Records:
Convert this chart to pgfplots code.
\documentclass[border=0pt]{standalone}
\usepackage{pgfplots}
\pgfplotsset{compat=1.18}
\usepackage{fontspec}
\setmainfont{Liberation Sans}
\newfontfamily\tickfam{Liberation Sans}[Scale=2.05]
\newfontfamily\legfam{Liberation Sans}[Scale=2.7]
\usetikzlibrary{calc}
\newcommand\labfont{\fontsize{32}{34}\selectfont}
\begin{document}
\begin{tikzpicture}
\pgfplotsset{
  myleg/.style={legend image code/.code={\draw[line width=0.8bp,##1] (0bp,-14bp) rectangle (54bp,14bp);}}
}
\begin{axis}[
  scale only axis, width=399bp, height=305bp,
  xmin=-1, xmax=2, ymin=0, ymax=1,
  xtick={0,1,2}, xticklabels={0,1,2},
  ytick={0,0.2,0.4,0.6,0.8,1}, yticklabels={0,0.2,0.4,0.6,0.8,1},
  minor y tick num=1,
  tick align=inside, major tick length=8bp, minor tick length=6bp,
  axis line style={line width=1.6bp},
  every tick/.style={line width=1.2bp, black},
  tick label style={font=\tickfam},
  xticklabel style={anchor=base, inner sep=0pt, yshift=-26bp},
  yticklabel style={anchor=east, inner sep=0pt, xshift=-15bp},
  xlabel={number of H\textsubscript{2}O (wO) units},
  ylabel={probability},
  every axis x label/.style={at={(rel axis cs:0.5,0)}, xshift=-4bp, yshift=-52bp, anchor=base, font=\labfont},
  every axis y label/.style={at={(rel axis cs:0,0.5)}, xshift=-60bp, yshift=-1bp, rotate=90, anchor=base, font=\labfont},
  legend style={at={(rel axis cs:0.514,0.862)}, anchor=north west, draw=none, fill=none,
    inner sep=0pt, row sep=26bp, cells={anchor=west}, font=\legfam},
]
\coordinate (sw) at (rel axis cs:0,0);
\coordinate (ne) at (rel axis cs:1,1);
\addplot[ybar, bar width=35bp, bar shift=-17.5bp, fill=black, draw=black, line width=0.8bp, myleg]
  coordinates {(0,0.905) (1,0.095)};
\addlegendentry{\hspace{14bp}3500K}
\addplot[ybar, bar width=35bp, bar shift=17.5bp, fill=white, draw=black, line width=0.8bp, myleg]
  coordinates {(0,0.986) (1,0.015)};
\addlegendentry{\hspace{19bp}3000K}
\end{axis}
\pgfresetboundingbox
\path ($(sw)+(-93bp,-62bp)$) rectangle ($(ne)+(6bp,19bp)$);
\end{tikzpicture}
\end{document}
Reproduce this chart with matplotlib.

The request: Restate the listing in full, word for word.

Reply:
Convert this chart to pgfplots code.
\documentclass[border=0pt]{standalone}
\usepackage{pgfplots}
\pgfplotsset{compat=1.18}
\usepackage{fontspec}
\setmainfont{Liberation Sans}
\newfontfamily\tickfam{Liberation Sans}[Scale=2.05]
\newfontfamily\legfam{Liberation Sans}[Scale=2.7]
\usetikzlibrary{calc}
\newcommand\labfont{\fontsize{32}{34}\selectfont}
\begin{document}
\begin{tikzpicture}
\pgfplotsset{
  myleg/.style={legend image code/.code={\draw[line width=0.8bp,##1] (0bp,-14bp) rectangle (54bp,14bp);}}
}
\begin{axis}[
  scale only axis, width=399bp, height=305bp,
  xmin=-1, xmax=2, ymin=0, ymax=1,
  xtick={0,1,2}, xticklabels={0,1,2},
  ytick={0,0.2,0.4,0.6,0.8,1}, yticklabels={0,0.2,0.4,0.6,0.8,1},
  minor y tick num=1,
  tick align=inside, major tick length=8bp, minor tick length=6bp,
  axis line style={line width=1.6bp},
  every tick/.style={line width=1.2bp, black},
  tick label style={font=\tickfam},
  xticklabel style={anchor=base, inner sep=0pt, yshift=-26bp},
  yticklabel style={anchor=east, inner sep=0pt, xshift=-15bp},
  xlabel={number of H\textsubscript{2}O (wO) units},
  ylabel={probability},
  every axis x label/.style={at={(rel axis cs:0.5,0)}, xshift=-4bp, yshift=-52bp, anchor=base, font=\labfont},
  every axis y label/.style={at={(rel axis cs:0,0.5)}, xshift=-60bp, yshift=-1bp, rotate=90, anchor=base, font=\labfont},
  legend style={at={(rel axis cs:0.514,0.862)}, anchor=north west, draw=none, fill=none,
    inner sep=0pt, row sep=26bp, cells={anchor=west}, font=\legfam},
]
\coordinate (sw) at (rel axis cs:0,0);
\coordinate (ne) at (rel axis cs:1,1);
\addplot[ybar, bar width=35bp, bar shift=-17.5bp, fill=black, draw=black, line width=0.8bp, myleg]
  coordinates {(0,0.905) (1,0.095)};
\addlegendentry{\hspace{14bp}3500K}
\addplot[ybar, bar width=35bp, bar shift=17.5bp, fill=white, draw=black, line width=0.8bp, myleg]
  coordinates {(0,0.986) (1,0.015)};
\addlegendentry{\hspace{19bp}3000K}
\end{axis}
\pgfresetboundingbox
\path ($(sw)+(-93bp,-62bp)$) rectangle ($(ne)+(6bp,19bp)$);
\end{tikzpicture}
\end{document}
Reproduce this chart with matplotlib.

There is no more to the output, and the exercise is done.